Sculpting Under the Skin

February 11, 2026
Artist News, Fellowship

Yacine Tilala Fall reanimates a found drum, a leather hide, and a cow stomach

by Juliet Leary via The Provincetown Independent

(left) Yacine Tilala Fall in her studio at FAWC (right) A view of Fall’s In Heat, We Make Room, 2025, at Marres in Maastricht, Netherlands. Photo: Gert Jan van Rooij

The first thing a visitor sees in Yacine Tilala Fall’s studio at the Fine Arts Work Center is a drum near the ceiling hanging by a lattice of cords. From the drum’s center, a strip of hide drops like an umbilical line into an inverted cow stomach, propped open with willow twigs. Salt has bloomed across the surface in pale crusts to cure it.

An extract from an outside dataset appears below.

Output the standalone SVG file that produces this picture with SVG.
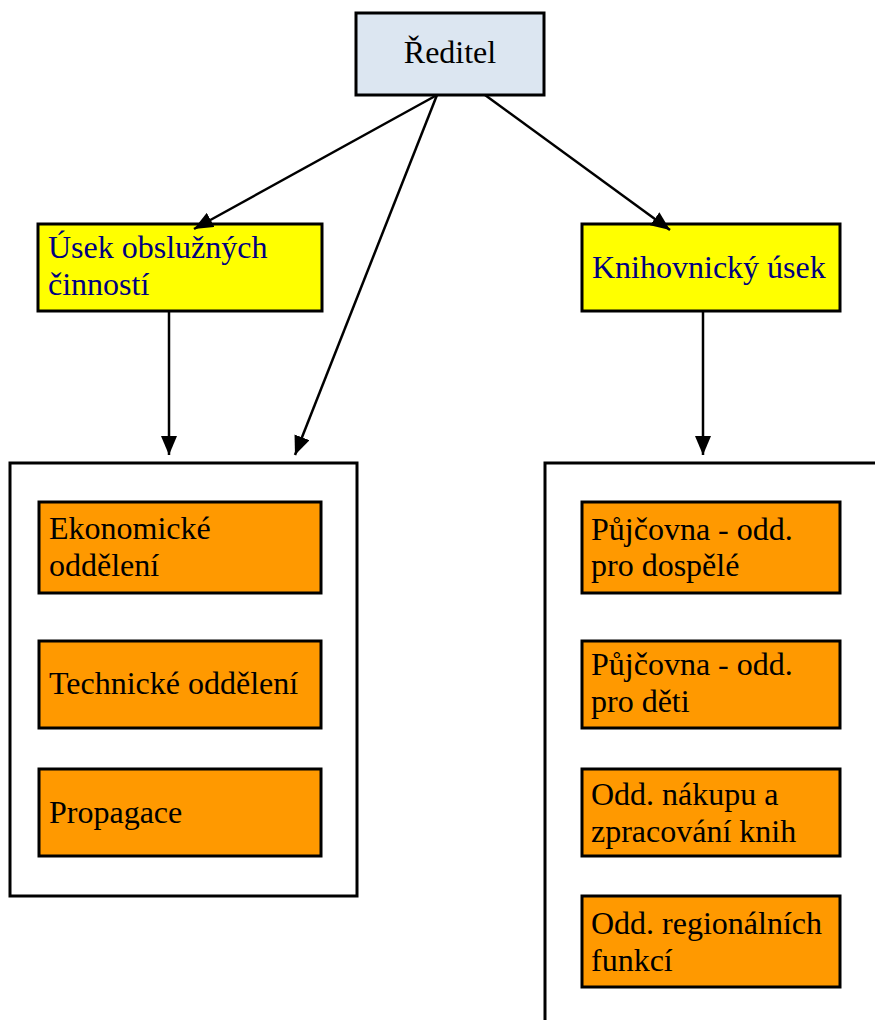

Fall, a visual art fellow at FAWC, is working on the sculpture for her upcoming exhibition, opening Feb. 20. Like this piece, much of Fall’s recent work uses animal tissue, leather, clay, sutures, and rope. Often, she incorporates her sculptures into performances or installations.

Fall found the drum, from a set of timpani, online. It was in Plymouth, where two women had used it for years as a coffee table. Fall loved the round, bottomless shape. She grew up in a Senegalese Muslim household in Washington, D.C. and Florida and draws from her ancestry and culture in her artwork. A drum, central to West African culture, means something very different in New England than in Senegal.

“Drums circulate with a particular vagueness,” she says. People inherit them, give them away, lose the chain of stories. “I was curious about why it ended up here,” she adds.

Fall dislodges the drum in this sculpture from its ornamental life. It hangs above the inverted cow stomach, an anatomical chamber that reads as womb and intestine at once; the drum becomes a comparable body, shaped by skin and tension. By suspending those two interiors side by side, Fall disrupts what viewers expect organs and instruments to be. The objects, both having been discarded, become things that Fall stewards, introducing questions of who gets to handle material, how it is processed, and what gets erased when it becomes a decoration or ornament.